- _Items_
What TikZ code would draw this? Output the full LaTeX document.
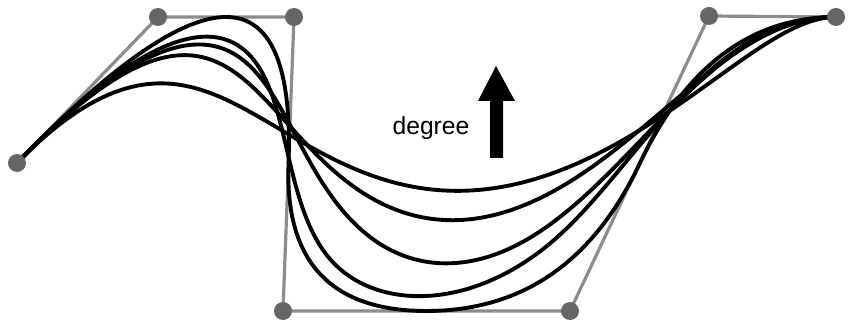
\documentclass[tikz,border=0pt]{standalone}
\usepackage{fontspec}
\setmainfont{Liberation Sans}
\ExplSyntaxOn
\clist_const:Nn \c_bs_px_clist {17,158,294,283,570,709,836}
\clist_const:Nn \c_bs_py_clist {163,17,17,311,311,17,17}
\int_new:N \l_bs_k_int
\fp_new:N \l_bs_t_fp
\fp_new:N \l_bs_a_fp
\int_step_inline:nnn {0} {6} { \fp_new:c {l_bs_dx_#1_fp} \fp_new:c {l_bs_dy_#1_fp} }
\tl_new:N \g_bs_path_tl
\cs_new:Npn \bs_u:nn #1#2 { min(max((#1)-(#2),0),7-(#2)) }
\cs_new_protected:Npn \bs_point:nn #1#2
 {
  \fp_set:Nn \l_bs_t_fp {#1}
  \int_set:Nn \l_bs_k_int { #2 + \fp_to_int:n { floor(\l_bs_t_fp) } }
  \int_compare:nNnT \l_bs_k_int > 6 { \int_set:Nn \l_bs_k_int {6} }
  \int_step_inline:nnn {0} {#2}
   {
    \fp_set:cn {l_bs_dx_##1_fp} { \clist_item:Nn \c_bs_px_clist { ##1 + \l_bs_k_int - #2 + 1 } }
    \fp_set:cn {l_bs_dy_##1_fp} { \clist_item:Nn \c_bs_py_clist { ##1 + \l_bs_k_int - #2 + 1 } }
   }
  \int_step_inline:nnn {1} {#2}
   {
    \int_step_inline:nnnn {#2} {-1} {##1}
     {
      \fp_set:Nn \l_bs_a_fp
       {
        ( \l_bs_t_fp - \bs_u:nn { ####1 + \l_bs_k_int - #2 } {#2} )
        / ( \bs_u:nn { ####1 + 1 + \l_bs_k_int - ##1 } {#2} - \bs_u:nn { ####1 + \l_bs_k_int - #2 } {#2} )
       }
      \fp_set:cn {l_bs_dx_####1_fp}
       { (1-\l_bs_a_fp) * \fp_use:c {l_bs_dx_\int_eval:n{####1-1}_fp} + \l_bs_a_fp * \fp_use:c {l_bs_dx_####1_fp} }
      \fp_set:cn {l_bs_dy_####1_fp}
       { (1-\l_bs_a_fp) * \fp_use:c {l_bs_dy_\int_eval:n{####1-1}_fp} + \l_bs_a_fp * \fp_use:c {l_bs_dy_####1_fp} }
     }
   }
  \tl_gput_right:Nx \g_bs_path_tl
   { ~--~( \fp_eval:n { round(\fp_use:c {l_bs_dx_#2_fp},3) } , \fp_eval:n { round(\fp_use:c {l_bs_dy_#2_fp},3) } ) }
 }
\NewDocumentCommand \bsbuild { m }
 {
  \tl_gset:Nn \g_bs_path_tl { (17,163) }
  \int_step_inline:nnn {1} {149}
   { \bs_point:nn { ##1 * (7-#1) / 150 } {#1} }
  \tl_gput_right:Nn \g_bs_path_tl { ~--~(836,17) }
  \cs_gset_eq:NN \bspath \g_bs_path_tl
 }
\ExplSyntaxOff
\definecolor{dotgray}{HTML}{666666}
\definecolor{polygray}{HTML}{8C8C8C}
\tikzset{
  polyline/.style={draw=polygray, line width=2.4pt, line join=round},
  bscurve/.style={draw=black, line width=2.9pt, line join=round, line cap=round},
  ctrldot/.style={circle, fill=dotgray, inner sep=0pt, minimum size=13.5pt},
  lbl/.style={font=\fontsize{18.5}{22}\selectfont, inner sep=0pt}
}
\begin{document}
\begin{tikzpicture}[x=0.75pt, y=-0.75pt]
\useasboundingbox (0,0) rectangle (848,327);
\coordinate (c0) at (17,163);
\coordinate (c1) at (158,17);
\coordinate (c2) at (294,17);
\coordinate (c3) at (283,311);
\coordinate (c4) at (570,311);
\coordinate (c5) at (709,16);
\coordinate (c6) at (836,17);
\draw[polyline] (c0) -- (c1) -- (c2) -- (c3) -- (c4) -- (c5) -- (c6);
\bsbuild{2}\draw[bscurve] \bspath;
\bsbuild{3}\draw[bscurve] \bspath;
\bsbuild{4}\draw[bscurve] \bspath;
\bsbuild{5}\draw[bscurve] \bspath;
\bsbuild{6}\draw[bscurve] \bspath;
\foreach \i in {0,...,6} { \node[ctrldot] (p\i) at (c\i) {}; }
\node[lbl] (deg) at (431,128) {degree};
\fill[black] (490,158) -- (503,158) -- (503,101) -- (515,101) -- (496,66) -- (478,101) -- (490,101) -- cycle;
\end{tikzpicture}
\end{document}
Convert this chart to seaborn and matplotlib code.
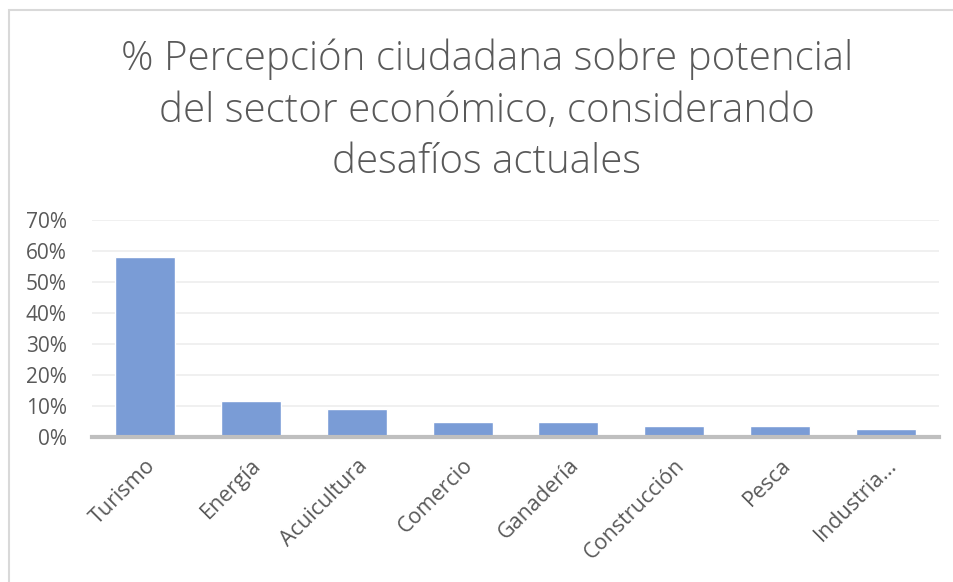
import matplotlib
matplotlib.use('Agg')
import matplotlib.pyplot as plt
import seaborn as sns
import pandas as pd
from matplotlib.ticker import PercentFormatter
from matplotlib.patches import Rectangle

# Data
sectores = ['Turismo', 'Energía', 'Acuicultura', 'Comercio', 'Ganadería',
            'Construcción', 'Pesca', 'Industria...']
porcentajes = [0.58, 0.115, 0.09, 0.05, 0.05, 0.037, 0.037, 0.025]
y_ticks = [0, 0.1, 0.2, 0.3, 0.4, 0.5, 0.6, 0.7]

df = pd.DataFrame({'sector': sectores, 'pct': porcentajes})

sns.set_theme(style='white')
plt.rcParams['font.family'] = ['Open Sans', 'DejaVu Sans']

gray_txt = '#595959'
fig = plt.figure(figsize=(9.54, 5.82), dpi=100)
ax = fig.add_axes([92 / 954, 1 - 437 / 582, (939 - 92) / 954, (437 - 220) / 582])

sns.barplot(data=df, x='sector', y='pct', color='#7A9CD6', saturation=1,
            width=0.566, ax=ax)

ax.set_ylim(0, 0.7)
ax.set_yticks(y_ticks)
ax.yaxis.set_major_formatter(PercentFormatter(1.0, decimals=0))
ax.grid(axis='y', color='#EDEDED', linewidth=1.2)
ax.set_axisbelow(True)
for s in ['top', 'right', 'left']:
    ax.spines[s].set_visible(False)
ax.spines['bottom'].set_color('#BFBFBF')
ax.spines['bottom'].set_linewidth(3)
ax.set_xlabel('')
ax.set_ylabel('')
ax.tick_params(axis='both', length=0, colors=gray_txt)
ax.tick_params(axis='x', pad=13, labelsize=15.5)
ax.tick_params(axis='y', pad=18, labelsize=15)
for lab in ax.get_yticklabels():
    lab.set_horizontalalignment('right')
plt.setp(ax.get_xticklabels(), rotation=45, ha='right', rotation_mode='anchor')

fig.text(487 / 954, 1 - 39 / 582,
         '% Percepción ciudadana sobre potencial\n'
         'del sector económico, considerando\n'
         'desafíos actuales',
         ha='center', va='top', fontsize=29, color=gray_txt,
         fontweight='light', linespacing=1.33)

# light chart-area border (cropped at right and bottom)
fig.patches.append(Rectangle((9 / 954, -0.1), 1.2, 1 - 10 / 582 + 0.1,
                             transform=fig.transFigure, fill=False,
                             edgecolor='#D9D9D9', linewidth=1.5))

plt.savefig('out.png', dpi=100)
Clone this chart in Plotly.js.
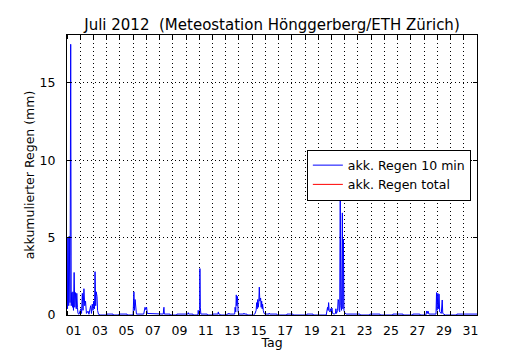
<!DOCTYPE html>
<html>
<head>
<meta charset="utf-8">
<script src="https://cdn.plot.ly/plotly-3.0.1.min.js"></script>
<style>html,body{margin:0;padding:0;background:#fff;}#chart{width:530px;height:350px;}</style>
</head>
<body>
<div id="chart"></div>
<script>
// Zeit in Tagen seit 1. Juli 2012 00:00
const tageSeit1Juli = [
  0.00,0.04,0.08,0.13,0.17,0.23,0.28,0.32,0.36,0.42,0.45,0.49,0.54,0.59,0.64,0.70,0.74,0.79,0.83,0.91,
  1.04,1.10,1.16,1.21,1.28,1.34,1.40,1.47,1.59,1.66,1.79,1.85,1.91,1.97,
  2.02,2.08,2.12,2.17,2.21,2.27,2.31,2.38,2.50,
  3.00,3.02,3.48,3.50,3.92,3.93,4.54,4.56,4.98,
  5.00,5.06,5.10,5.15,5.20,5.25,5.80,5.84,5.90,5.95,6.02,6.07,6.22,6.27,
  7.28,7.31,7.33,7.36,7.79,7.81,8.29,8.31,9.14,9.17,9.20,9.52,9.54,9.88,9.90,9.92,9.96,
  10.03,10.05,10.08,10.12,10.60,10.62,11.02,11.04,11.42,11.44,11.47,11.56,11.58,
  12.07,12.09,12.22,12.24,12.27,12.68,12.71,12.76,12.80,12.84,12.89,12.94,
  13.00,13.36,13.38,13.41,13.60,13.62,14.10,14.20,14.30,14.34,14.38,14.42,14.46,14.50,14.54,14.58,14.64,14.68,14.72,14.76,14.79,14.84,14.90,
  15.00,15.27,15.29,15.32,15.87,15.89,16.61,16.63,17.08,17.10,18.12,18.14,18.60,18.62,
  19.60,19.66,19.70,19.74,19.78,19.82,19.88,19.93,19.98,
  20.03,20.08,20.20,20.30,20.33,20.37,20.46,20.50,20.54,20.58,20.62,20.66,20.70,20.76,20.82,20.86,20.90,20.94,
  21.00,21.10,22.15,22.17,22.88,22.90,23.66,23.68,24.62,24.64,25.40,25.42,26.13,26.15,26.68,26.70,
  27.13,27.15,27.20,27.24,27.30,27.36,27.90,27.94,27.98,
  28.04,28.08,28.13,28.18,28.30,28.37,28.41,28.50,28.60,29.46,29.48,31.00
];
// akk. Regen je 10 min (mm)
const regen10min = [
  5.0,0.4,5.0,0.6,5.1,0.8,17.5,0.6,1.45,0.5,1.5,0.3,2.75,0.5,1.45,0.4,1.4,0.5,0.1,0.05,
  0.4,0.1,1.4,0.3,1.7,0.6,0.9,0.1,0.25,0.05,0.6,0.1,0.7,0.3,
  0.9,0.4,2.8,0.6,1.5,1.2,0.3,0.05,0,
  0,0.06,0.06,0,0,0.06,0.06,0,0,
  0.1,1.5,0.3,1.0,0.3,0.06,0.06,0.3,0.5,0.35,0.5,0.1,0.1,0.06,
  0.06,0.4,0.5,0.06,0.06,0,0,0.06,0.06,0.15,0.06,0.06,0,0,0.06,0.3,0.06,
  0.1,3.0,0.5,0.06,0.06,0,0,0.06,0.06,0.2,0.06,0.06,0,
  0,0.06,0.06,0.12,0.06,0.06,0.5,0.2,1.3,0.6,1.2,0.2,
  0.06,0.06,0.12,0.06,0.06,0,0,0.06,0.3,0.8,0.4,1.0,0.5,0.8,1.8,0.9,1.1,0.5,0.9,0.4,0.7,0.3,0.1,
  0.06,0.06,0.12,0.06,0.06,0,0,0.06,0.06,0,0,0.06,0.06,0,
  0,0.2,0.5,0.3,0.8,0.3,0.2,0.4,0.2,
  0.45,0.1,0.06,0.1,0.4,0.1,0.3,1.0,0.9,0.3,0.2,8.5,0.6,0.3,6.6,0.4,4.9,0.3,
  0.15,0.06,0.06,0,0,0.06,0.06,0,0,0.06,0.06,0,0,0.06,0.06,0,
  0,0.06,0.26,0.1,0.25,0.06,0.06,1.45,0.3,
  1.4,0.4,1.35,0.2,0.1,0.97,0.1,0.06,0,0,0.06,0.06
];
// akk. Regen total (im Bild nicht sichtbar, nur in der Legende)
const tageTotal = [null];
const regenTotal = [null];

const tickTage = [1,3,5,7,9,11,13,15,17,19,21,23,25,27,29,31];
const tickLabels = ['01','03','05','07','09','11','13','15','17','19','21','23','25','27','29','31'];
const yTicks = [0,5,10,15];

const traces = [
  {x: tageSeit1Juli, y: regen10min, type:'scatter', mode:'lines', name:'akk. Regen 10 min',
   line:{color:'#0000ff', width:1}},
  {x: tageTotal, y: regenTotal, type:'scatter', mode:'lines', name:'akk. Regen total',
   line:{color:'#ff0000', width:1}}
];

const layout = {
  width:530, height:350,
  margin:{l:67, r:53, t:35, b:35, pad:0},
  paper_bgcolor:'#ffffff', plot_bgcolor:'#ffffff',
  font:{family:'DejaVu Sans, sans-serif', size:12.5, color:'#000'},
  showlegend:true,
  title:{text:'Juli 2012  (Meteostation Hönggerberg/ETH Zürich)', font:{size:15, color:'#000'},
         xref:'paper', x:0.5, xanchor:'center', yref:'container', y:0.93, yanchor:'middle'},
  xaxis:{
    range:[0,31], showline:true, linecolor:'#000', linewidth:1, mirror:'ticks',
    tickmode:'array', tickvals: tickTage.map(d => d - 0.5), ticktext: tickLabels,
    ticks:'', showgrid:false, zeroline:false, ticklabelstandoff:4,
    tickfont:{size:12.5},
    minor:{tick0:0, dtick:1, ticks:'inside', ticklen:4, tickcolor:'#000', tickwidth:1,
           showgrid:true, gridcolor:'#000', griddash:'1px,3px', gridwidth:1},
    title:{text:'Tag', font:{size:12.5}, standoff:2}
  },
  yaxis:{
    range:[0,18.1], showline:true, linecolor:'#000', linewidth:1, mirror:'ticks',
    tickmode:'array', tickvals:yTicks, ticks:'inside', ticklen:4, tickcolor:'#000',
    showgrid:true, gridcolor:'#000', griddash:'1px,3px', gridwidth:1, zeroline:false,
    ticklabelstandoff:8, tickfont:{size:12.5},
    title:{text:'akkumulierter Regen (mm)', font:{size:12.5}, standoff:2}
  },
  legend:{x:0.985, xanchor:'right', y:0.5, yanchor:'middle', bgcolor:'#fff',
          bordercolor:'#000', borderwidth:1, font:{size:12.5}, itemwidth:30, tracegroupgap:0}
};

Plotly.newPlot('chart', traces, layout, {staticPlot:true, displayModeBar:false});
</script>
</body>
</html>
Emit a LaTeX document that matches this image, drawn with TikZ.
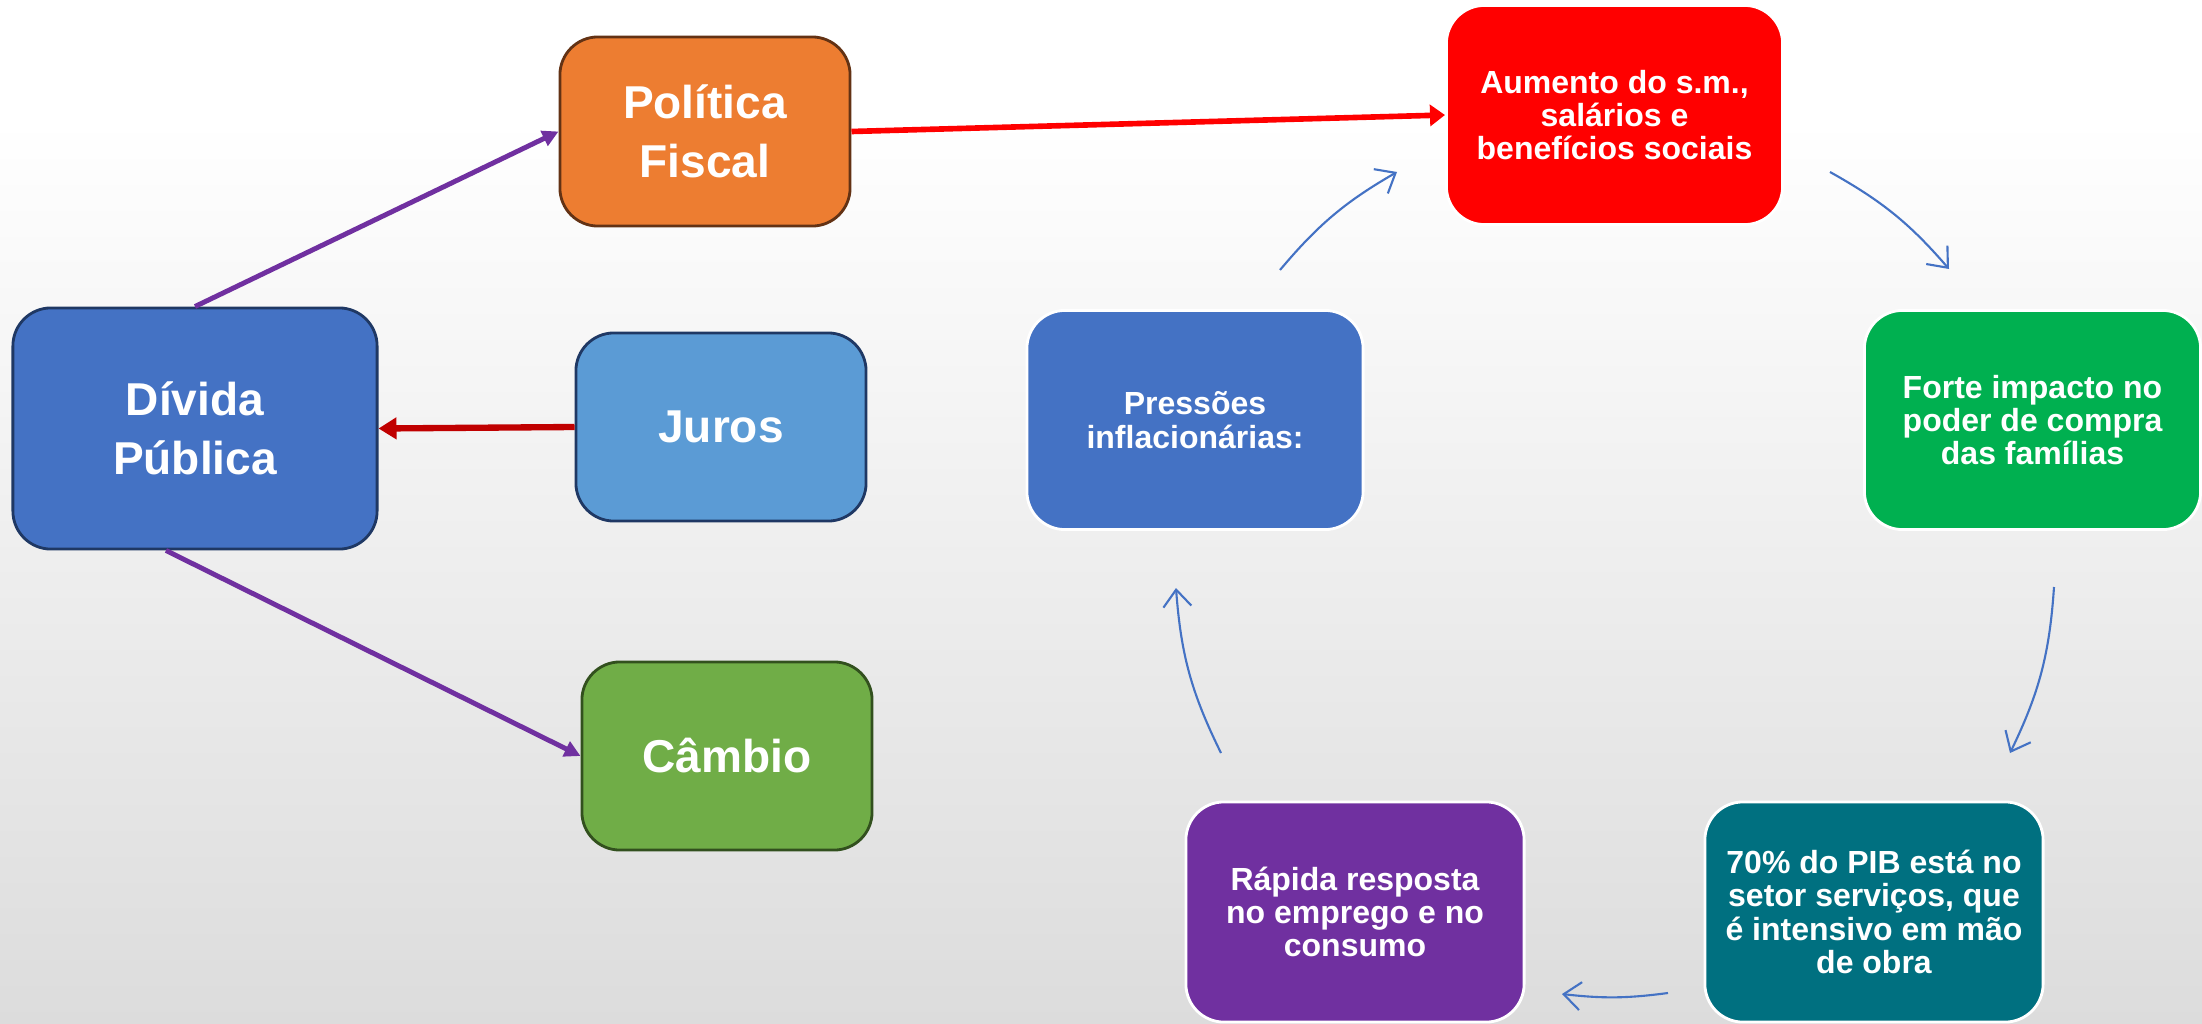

- _Given request_
Determine how many lines of the listing above hold the word "LaTeX". Report that number without anything else.

- _Exercise response_
2